In October, 2003, Israel bombed the alleged Islamic Jihad camp near Damascus. While Syria protested its national sovereignty, Israel stated that the incident proved that Damascus continued to plot against it. The Bush administration publicly endorsed Israel’s right of self-defense.

Two months later, President Bush signed the SAA into law. The SAA’s intended goal is to force Damascus to withdraw from Lebanon, stop supporting “terrorist” groups, end its WMD program, halt oil imports from Iraq, and crack down on weapons-smuggling to Iraq. In May, 2004, President Bush placed some American exports to Syria under sanction for a year in keeping with conditions of the Act.

On September 2, 2004, the United Nations Security Council passed Security Council Resolution 1559, which had been introduced by the United States and France. Resolution 1559 mandated a complete Syrian withdrawal from Lebanon and the disarming of Hizbullah, a foe of both Israel and America. Regardless of responsibility, the Hariri bombing on February 14 of this year had the effect of hastening the Syrian withdrawal.

The same incident seems to have only quickened the pace of “coercive” actions. On May 5, 2005, President Bush extended economic sanctions against Syria indefinitely. Two days later, the Pentagon launched Operation Matador along the Syrian-Iraqi border allegedly to capture militants led by Abu Musab al-Zarqawi, the justification being that Syrian border police are not stopping “insurgents” from entering Iraq; Damascus has long denied this charge. In September, the Bush administration did not invite President Assad and Lebanon’s pro-Syrian President Emile Lahoud to attend a meeting of heads of state with Secretary of State Condoleezza Rice in New York on the occasion of the UN’s 60th anniversary.

Why did the U.S. position harden in 2003? There are several explanations. One is that it was a means to divert public attention away from the military failures and corruption scandals in Iraq. Another explanation is that the Bush administration’s neoconservative policy-makers have rejected constructive engagement in favor of regime change in Syria. Finally, some argue that the neocons want to attack Syria to protect Israeli strategic interests.

Someday, the truth may be known.
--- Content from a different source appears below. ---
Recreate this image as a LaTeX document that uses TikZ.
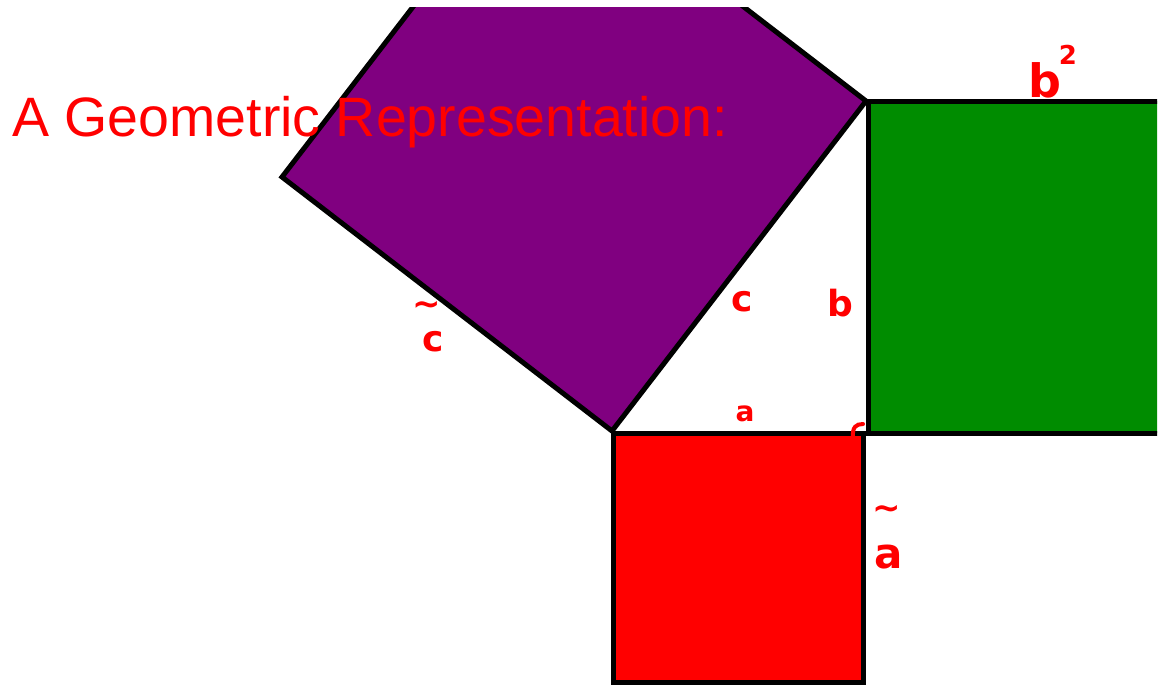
\documentclass[tikz,border=0pt]{standalone}
\usepackage{fontspec}
\setmainfont{Liberation Sans}
\newfontfamily\handfont{DejaVu Sans}
\definecolor{sqpurple}{RGB}{128,0,128}
\definecolor{sqgreen}{RGB}{0,140,0}
\definecolor{sqred}{RGB}{255,0,0}
\begin{document}
\begin{tikzpicture}[x=1pt,y=-1pt,
  sq/.style={draw=black,line width=5pt,line join=miter},
  hand/.style={text=sqred,font=\handfont\bfseries\fontsize{36}{36}\selectfont,inner sep=0pt},
  handsup/.style={text=sqred,font=\handfont\bfseries\fontsize{26}{26}\selectfont,inner sep=0pt},
  handtilde/.style={text=sqred,font=\handfont\bfseries\fontsize{34}{34}\selectfont,inner sep=0pt},
  anglemark/.style={draw=sqred,line width=4pt,line cap=round}]
\useasboundingbox (0,0) rectangle (1161,685);
% triangle corners
\coordinate (A) at (612,431);
\coordinate (C) at (866,431);
\coordinate (B) at (866,101);
% square on c (purple), clipped at top
\begin{scope}
\clip (0,8) rectangle (1161,685);
\draw[sq,fill=sqpurple] (A) -- (B) -- (536,-153) -- (282,177) -- cycle;
\end{scope}
% square on b (green), clipped at right
\begin{scope}
\clip (0,0) rectangle (1157,685);
\draw[sq,fill=sqgreen] (868,101) rectangle (1200,433);
\end{scope}
% square on a (red)
\draw[sq,fill=sqred] (613,433) rectangle (863,682);
% title
\node[anchor=base west,inner sep=0pt,text=sqred,font=\fontsize{55.5}{55.5}\selectfont] (title) at (12,136) {A Geometric Representation:};
% handwritten labels
\node[hand] (lc) at (742,302) {c};
\node[hand] (lb) at (840,303) {b};
\node[hand,font=\handfont\bfseries\fontsize{28}{28}\selectfont] (la) at (745,414) {a};
\node[hand,font=\handfont\bfseries\fontsize{46}{46}\selectfont] (lb2) at (1045,80) {b};
\node[handsup] (lb2s) at (1068,55) {2};
\node[hand] (lc2) at (433,342) {c};
\node[handtilde] (lc2s) at (427,308) {\textasciitilde};
\node[hand,font=\handfont\bfseries\fontsize{42}{42}\selectfont] (la2) at (889,557) {a};
\node[handtilde] (la2s) at (887,512) {\textasciitilde};
% right-angle mark
\draw[anglemark] (853,438) .. controls (852,427) and (856,424) .. (863,424);
\end{tikzpicture}
\end{document}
In any event, Michael Hudson, director of the Center for Comparative Arab Studies at Georgetown University, attempted to address the issue as it has applied to Lebanon after the Syrian withdrawal this spring. Speaking at the American University of Beirut in May, Hudson alluded to the practice of constructive engagement. He observed that:

One of the demands thatRice is making on the Syrians is “It’s not enough that you got out of Lebanon. We want you to be proactively helpful in keeping the Lebanese from falling apart now that they’re on their own [Y]ou can influence them, but we’re watching you. If your aim is disarming Hizbullah, then that’s fine, but if you’re going to do the same old thing then it’s not.”

The U.S. government’s Syrian policy is duplicitous and conceals the true nature of the situation. A stream of threats about Syrian “misbehavior” continue to come from Washington, as do announcements of more “counterinsurgency operations” on the Syrian-Iraqi border. The latter activities, in fact, may result in what online journalist Justin Raimondo calls “a new Tonkin Gulf.” If we do not want such provocations to widen the war in Iraq, with all of their dreadful consequences, we must learn the truth and act on it. Hopefully, it will not be too late.